Like Ahmed Mohamed, the 14-year-old teenager from Irving, Texas arrested for bringing a clock to school, I grew up Sudanese and Muslim in America, though of a different generation. My family moved to the United States from Khartoum in 1990, when I was 12 years old. In the mid ‘90s, when I attended high school in New York, bringing a home-made clock to school would not have resulted in arrest. Muslims were treated as backward, though rarely dangerous.

Ahmed Mohamed lives in a different time. It wasn’t long after his arrest that social media began debating who he is and what impact his identity had on what transpired. For the most part, news reports referred to him as “a Muslim boy,” his own family emphasizing his religious identity as the reason why, in Ahmed’s words, he was made to feel like “a terrorist.”

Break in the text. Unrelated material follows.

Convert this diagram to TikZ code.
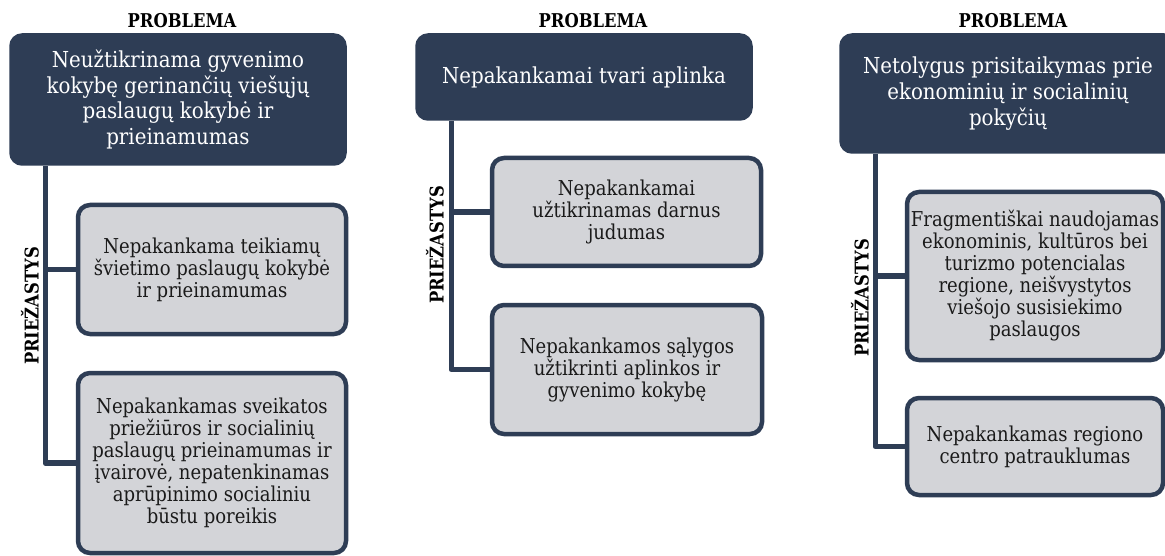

Meanwhile, on twitter, black Muslims used the hashtag #beingblackandmuslim to discuss Ahmed’s case and their experiences. Others wondered what would have happened if he was black. Others still called for his blackness not to be ignored. Africa is a country, an influential cultural blog, waded in with a tweet. Even the Washington Post ran an article on the subject.

I have no idea how Ahmed and the rest of his family identify beyond this specific incident. What I do know is how America perceives someone that looks like him and carries his name. The “is it because he is Muslim? Black? Both?” question is an interesting one to ponder, but practically, not an easy one to answer.

Ahmed’s case is a classic example of intersectionality — a term coined by law professor Kimberlé Crenshaw in the 1980s. Building on the work of others before her, Crenshaw grappled with a specific problem: why had women of color been left, in her words, “invisible in plain sight” by both feminist and anti-racist movements? The conclusion she reached was that “the kind of discrimination people have conceptualized is limited because they stop their thinking when the discrimination encounters another kind of discrimination”. In a passage from a 1989 essay that has since become famous, Crenshaw writes:

Consider an analogy to traffic in an intersection, coming and going in all four directions. Discrimination, like traffic through an intersection, may flow in one direction, and it may flow in another. If an accident happens in an intersection, it can be caused by cars traveling from any number of directions and, sometimes, from all of them. Similarly, if a Black woman is harmed because she is in the intersection, her injury could result from sex discrimination or race discrimination...But it is not always easy to reconstruct an accident: Sometimes the skid marks and the injuries simply indicate that they occurred simultaneously, frustrating efforts to determine which driver caused the harm.
Taking this analogy and applying it to Ahmed, we find him standing at a dangerous intersection in modern America: Islamophobia meets white supremacy. Black Muslims face, at the very least, a double discrimination in the United States. In the years immediately following 9/11, my sisters and I used to say only half-jokingly that we felt “black in the street, Muslim at the airport.” If we had been veiled, we would have felt Muslim on the street as well.